Putin metterà fine alla guerra in Ucraina solo se potrà dire di averla vinta. Di questo avviso è la ricostruzione che ne fa il noto giornalista russo Alexei Venediktov, fondatore dell'Eco di Mosca. Un osservatore privilegiato, fuori e dentro il sistema con abilità funamboliche e libertà non concesse ad altri, ma soprattutto in grado di leggere nella mente del presidente russo Vladimir Putin, in particolar modo la sua visione della guerra e di come condurla. Ma anche l'ossessione legata alle brame storiche legate alla nascita della Grande Russia.
Personaggi di questo calibro hanno la possibilità di leggere il futuro. In un'intervista al Corriere della Sera, Venediktov dice la sua su come potrebbe ragionare Putin a proposito della fine del conflitto. Si tratta di un "freddo calcolatore", dice, che non terrà conto di chi è arrivato alla Casa Bianca: vale a dire che procederà dritto per la sua strada, indipendentemente da ciò che accadrà a Pennsylvania Avenue. Per questo il giornalista è pronto a scommettere che, al di là di Donald Trump, Putin come minimo si terrà Donbass e Crimea, mettendo fine all'avventura "estiva" dell'Ucraina nel Kursk.
Il leader russo, infatti, si sarebbe ormai esposto troppo e sa che, soprattutto per tenere le redini della politica interna, non può cedere di un millimetro. Dopo migliaia di morti, la mobilitazione, l'economia russa disastrata e riconvertita quasi totalmente a economia di guerra, ammettere di aver sbagliato facendo un passo indietro, accondiscendere alla parità equivale a un suicidio politico. Con gravissime conseguenze per la stabilità interna. Secondo il noto giornalista, Putin perseguirebbe un senso tutto personale della giustizia che va dalla difesa dei russofoni nel mondo alla lotta contro la Nato. Ma allo stesso tempo e pronto a non prendere sul serio le velleità nucleari che lui stesso annuncia un giorno sì e l'altro pure. Provocazioni, esercizio di deterrenza e nulla più.

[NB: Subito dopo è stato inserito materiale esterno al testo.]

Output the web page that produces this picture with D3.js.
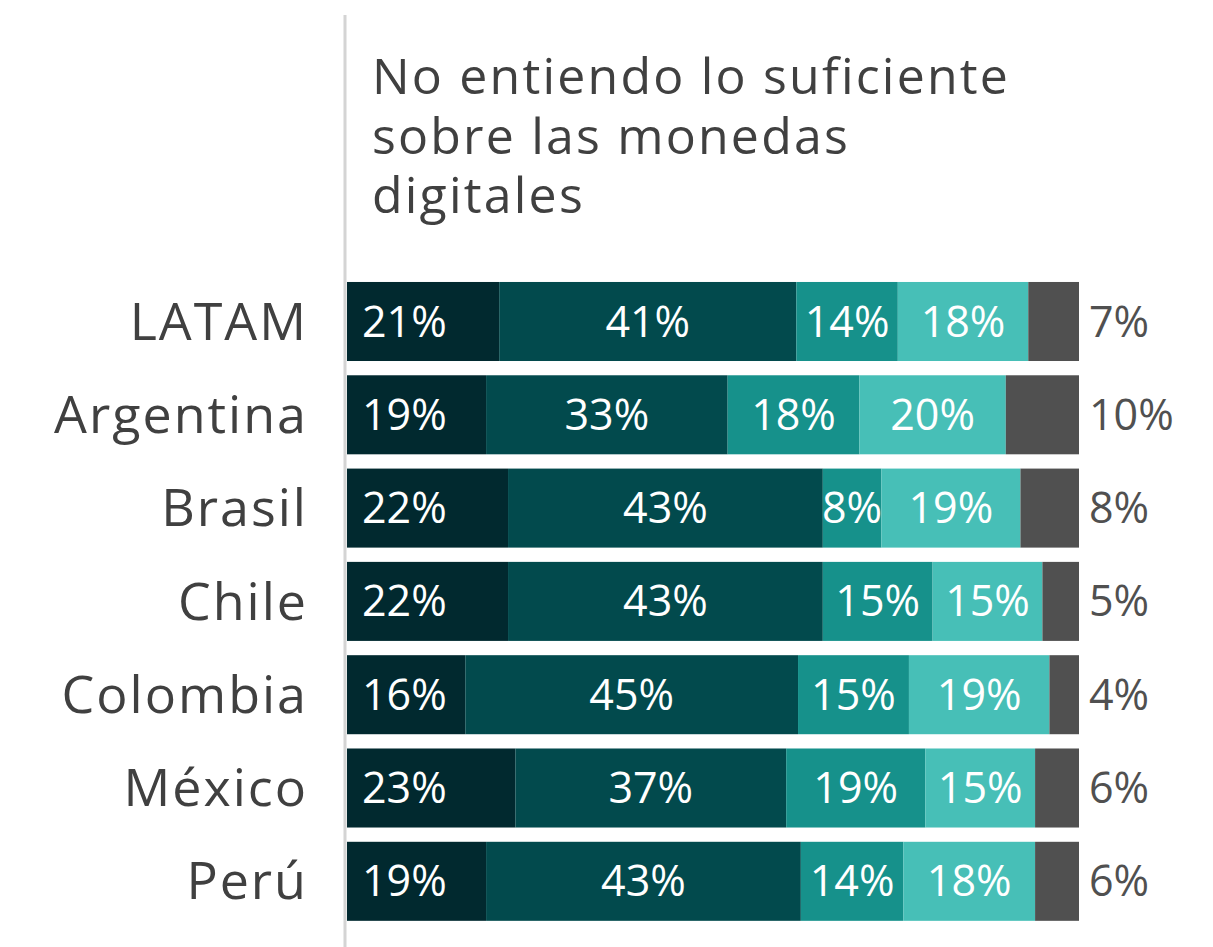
<!DOCTYPE html>
<html>
<head>
<meta charset="utf-8">
<script src="https://cdn.jsdelivr.net/npm/d3@7"></script>
<style>
  body { margin: 0; background: #fff; }
  svg { display: block; font-family: 'Open Sans', sans-serif; }
</style>
</head>
<body>
<svg id="chart" width="1213" height="947"></svg>
<script>
(function() {

  // data
  let countries = ['LATAM', 'Argentina', 'Brasil', 'Chile', 'Colombia', 'México', 'Perú'];
  let seg1 = [21, 19, 22, 22, 16, 23, 19];
  let seg2 = [41, 33, 43, 43, 45, 37, 43];
  let seg3 = [14, 18, 8, 15, 15, 19, 14];
  let seg4 = [18, 20, 19, 15, 19, 15, 18];
  let seg5 = [7, 10, 8, 5, 4, 6, 6];
  let colors = ['#01292f', '#024a4d', '#16918b', '#47bfb7', '#505050'];
  let titleLines = ['No entiendo lo suficiente', 'sobre las monedas', 'digitales'];

  let svg = d3.select('#chart');
  let textGray = '#404040';

  let series = [seg1, seg2, seg3, seg4, seg5];
  let rows = countries.map((c, i) => {
    let vals = series.map((s) => s[i]);
    let total = d3.sum(vals);
    let x0 = 0;
    let segs = vals.map((v, k) => {
      let seg = { k: k, value: v, start: x0 / total, end: (x0 + v) / total };
      x0 += v;
      return seg;
    });
    return { country: c, segs: segs };
  });

  let xScale = d3.scaleLinear().domain([0, 1]).range([347, 1079]);
  let yScale = d3.scaleBand()
    .domain(countries)
    .range([267.7, 935.1])
    .paddingInner(0.153)
    .paddingOuter(0.153);

  // vertical axis line
  svg.append('line')
    .attr('x1', 345).attr('x2', 345)
    .attr('y1', 15).attr('y2', 947)
    .attr('stroke', '#d4d4d4')
    .attr('stroke-width', 3);

  // title, one text per line
  svg.selectAll('text.title')
    .data(titleLines)
    .join('text')
      .attr('class', 'title')
      .attr('x', 372)
      .attr('y', (d, i) => 94 + i * 59.5)
      .attr('fill', textGray)
      .attr('font-size', '50px')
      .attr('letter-spacing', '2.2px')
      .text((d) => d);

  let rowG = svg.selectAll('g.row')
    .data(rows)
    .join('g')
      .attr('class', 'row')
      .attr('transform', (d) => `translate(0, ${yScale(d.country)})`);

  let bh = yScale.bandwidth();

  rowG.selectAll('rect')
    .data((d) => d.segs)
    .join('rect')
      .attr('x', (d) => xScale(d.start))
      .attr('width', (d) => xScale(d.end) - xScale(d.start))
      .attr('y', 0)
      .attr('height', bh)
      .attr('fill', (d) => colors[d.k]);

  // category labels
  rowG.append('text')
    .attr('x', 308)
    .attr('y', bh / 2)
    .attr('dy', '0.35em')
    .attr('text-anchor', 'end')
    .attr('fill', textGray)
    .attr('font-size', '52px')
    .attr('letter-spacing', '2px')
    .text((d) => d.country);

  // value labels
  rowG.selectAll('text.val')
    .data((d) => d.segs)
    .join('text')
      .attr('class', 'val')
      .attr('x', (d) => {
        if (d.k === 0) return xScale(d.start) + 15;
        if (d.k === 4) return 1089;
        return (xScale(d.start) + xScale(d.end)) / 2;
      })
      .attr('y', bh / 2)
      .attr('dy', '0.35em')
      .attr('text-anchor', (d) => d.k === 0 || d.k === 4 ? 'start' : 'middle')
      .attr('fill', (d) => d.k === 4 ? '#505050' : '#fff')
      .attr('font-size', '43px')
      .text((d) => d.value + '%');

})();
</script>
</body>
</html>
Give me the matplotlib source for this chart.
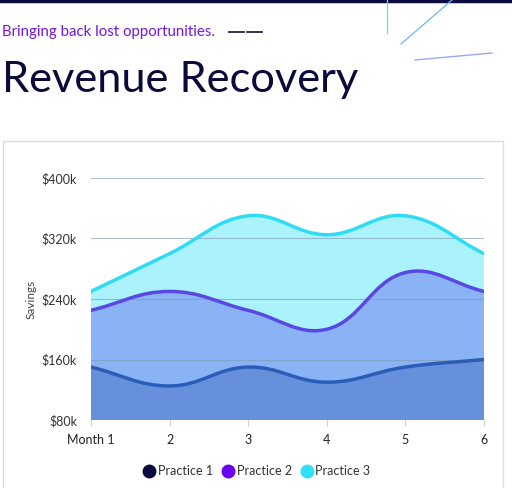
import numpy as np
import matplotlib
matplotlib.use("Agg")
import matplotlib.pyplot as plt
from matplotlib.path import Path
from matplotlib.patches import PathPatch, Rectangle
from matplotlib.lines import Line2D

plt.rcParams['font.family'] = ['Lato', 'DejaVu Sans']

months = [1, 2, 3, 4, 5, 6]
month_labels = ["Month 1", "2", "3", "4", "5", "6"]
practice1 = [150, 125, 150, 130, 150, 160]
practice2 = [225, 250, 225, 200, 275, 250]
practice3 = [250, 300, 350, 325, 350, 300]
y_ticks = [80, 160, 240, 320, 400]
y_labels = ["$80k", "$160k", "$240k", "$320k", "$400k"]

series = [
    ("Practice 3", practice3, "#2edcf6", "#aaf2fc", "#2ee0f8"),
    ("Practice 2", practice2, "#5a48e6", "#8ab3f6", "#6a00ee"),
    ("Practice 1", practice1, "#2b5cb8", "#6690db", "#0c0a3e"),
]

fig = plt.figure(figsize=(5.12, 4.88), dpi=100)
fig.patch.set_facecolor("white")

# header decoration
fig.add_artist(Line2D([0, 1], [0.998, 0.998], color="#0c0a3e", lw=2.5))
fig.add_artist(Line2D([387/512, 387/512], [1, 1-33/488], color="#6fd3f5", lw=0.9))
fig.add_artist(Line2D([452/512, 401/512], [1, 1-44/488], color="#6ab8f0", lw=0.9))
fig.add_artist(Line2D([415/512, 492/512], [1-60/488, 1-53/488], color="#9aa8f2", lw=1.0))
fig.text(2/512, 1-32/488, "Bringing back lost opportunities.", color="#7215e6",
         fontsize=10.8, va="center", ha="left")
fig.add_artist(Line2D([229/512, 244/512], [1-32/488, 1-32/488], color="#111133", lw=1.2))
fig.add_artist(Line2D([247/512, 262/512], [1-32/488, 1-32/488], color="#111133", lw=1.2))
fig.text(2/512, 1-92/488, "Revenue Recovery", color="#0b0b3b", fontsize=31.2,
         va="baseline", ha="left")

# card
fig.add_artist(Rectangle((3/512, -0.02), 500/512, 0.02 + 1-141/488, fill=False,
                         edgecolor="#dcdcdc", lw=1.0))

ax = fig.add_axes([91/512, 1-420/488, 393/512, 242/488])
ax.set_xlim(1, 6)
ax.set_ylim(80, 400)


def bezier_path(xs, ys, tension=0.4):
    # chart.js style spline control points, computed in normalized axis space
    xn = (np.array(xs, float) - 1) / 5 * 393
    yn = (np.array(ys, float) - 80) / 320 * 242
    pts = np.column_stack([xn, yn])
    n = len(pts)
    cps = []
    for i in range(n):
        p0 = pts[max(i-1, 0)]
        p1 = pts[i]
        p2 = pts[min(i+1, n-1)]
        d01 = np.hypot(*(p1-p0))
        d12 = np.hypot(*(p2-p1))
        tot = d01 + d12 if d01 + d12 > 0 else 1
        fa = tension * d01 / tot
        fb = tension * d12 / tot
        cps.append((p1 - fa*(p2-p0), p1 + fb*(p2-p0)))
    verts = [pts[0]]
    codes = [Path.MOVETO]
    for i in range(n-1):
        verts += [cps[i][1], cps[i+1][0], pts[i+1]]
        codes += [Path.CURVE4]*3
    verts = np.array(verts)
    verts[:, 0] = verts[:, 0] / 393 * 5 + 1
    verts[:, 1] = verts[:, 1] / 242 * 320 + 80
    return verts, codes


for name, vals, line_c, fill_c, leg_c in series:
    verts, codes = bezier_path(months, vals)
    fv = np.vstack([verts, [[6, 80], [1, 80], verts[0]]])
    fc = codes + [Path.LINETO, Path.LINETO, Path.CLOSEPOLY]
    ax.add_patch(PathPatch(Path(fv, fc), facecolor=fill_c, edgecolor="none", zorder=1))
    ax.add_patch(PathPatch(Path(verts, codes), facecolor="none", edgecolor=line_c,
                           lw=2.5, zorder=3, capstyle="round"))

for t in y_ticks:
    ax.axhline(t, color="#7f98b0", lw=0.8, alpha=0.6, zorder=2)

for s in ax.spines.values():
    s.set_visible(False)
ax.set_yticks(y_ticks)
ax.set_yticklabels(y_labels, fontsize=9, color="#333333")
ax.set_xticks(months)
ax.set_xticklabels(month_labels, fontsize=9, color="#222222")
ax.tick_params(axis="y", length=0, pad=10)
ax.tick_params(axis="x", length=4, color="#cccccc", pad=6)
ax.set_ylabel("Savings", fontsize=8.5, color="#444444", labelpad=4)

handles = [Line2D([], [], marker="o", ls="none", markersize=9, markerfacecolor=c,
                  markeredgecolor=c, label=n)
           for n, _, _, _, c in series[::-1]]
fig.legend(handles=handles, loc="center", bbox_to_anchor=(256/512, 1-471/488), ncol=3,
           frameon=False, fontsize=9, handletextpad=0.1, columnspacing=0.6,
           handlelength=1.2, labelcolor="#333333")

plt.savefig("out.png", dpi=100)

Riflessioni che sollevano e inquietano allo stesso tempo, soprattutto alla luce della telefonata intercorsa tra il presidente neoeletto Trump e Putin, in occasione della quale il tycoon avrebbe espresso interesse a discutere di "una rapida risoluzione della guerra in Ucraina" nelle successive conversazioni tra i due. Un colloquio che conosciamo grazie alle indiscrezioni del Washington Post poiché non c'è stata alcuna immediata conferma ufficiale da parte di Washington o di Mosca: il governo ucraino sarebbe stato informato della chiamata senza opporvisi.
Che questo sia un passo avanti o meno, difficile saperlo: certo è che si tratta comunque un passo che rende più futuribili eventuali futuri negoziati. Almeno sulla carta: se una cosa questo conflitto ha insegnato, è che tutto può davvero accadere.